Why Investors Are Betting on Teenage Founders

The composition of the investor roster provides critical context regarding Slash's perceived potential relative to its competitors. Leading the round were Ribbit Capital, a firm synonymous with fintech success stories like Coinbase and Brex, alongside Khosla Ventures and Goodwater Capital. These institutions did not merely write checks; they validated a specific thesis that enterprise banking can be democratized by younger founders who understand modern commerce dynamics better than legacy bank executives.

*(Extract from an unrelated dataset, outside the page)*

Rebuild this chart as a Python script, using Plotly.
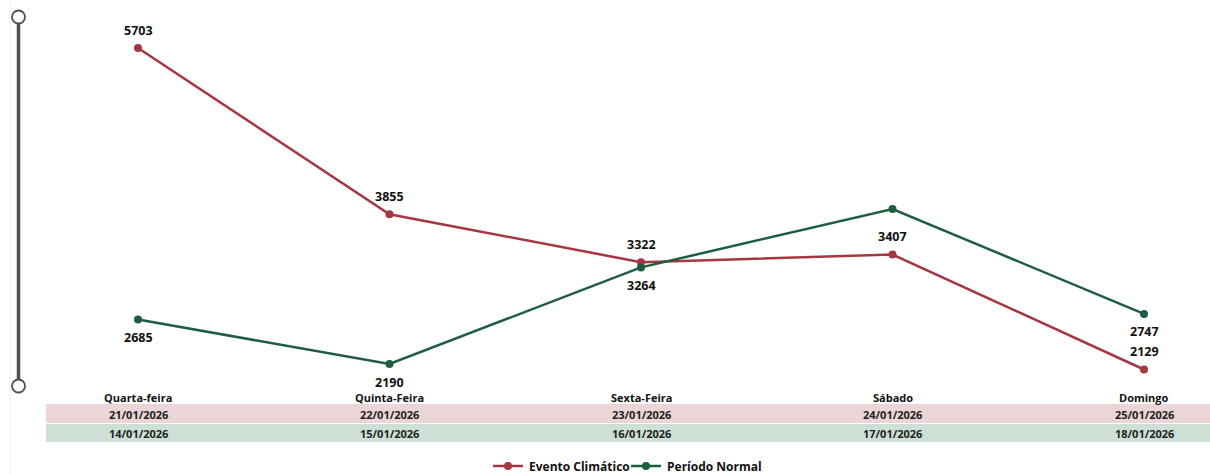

Returning investors NEA and Y Combinator also participated, signaling continued confidence in the leadership team's ability to scale without burning through capital at an unsustainable rate. In a sector where profitability is increasingly becoming a prerequisite for survival rather than just a vanity metric, Slash's ability to demonstrate $300 million in revenue while maintaining healthy margins is a distinct differentiator. The valuation of $1.4 billion places the company in a serious conversation with established players, despite being founded by individuals who were still teenagers when the venture began.

Strategic Deployment of New Capital

The funding will likely be deployed into expanding product capabilities and deepening integration ecosystems to maintain momentum against rivals like Ramp. Key areas of focus for this new capital include:

  • Expanding crypto transfer services to meet growing demand from crypto-native businesses
  • Enhancing corporate credit card infrastructure to offer more competitive terms against traditional banking partners
  • Developing specialized vertical solutions that could eventually outpace the generalist model in specific high-growth niches
  • Scaling customer support and onboarding teams to manage the influx of new enterprise clients

The Road Ahead for a Teenage-Founded Contender

Slash Financial's success challenges the entrenched narrative that only companies with veteran leadership can navigate the complex regulatory and operational waters of corporate banking. While Ramp and Brex benefit from massive valuations, they carry the weight of established scaling pains and larger organizational inertia. Slash, by contrast, offers a leaner, more adaptable alternative built by founders who have not yet internalized "the way things are done."

The next few years will be decisive in determining whether this youthful energy can translate into long-term market dominance or if it serves as merely a temporary disruption before consolidation occurs. With $100 million in the war chest and a clear path to profitability, Slash is positioned to test its rivals on their own turf. The venture capital community has already placed its bet; now the founders must deliver on the promise of a fintech future that looks radically different from the one built by previous generations.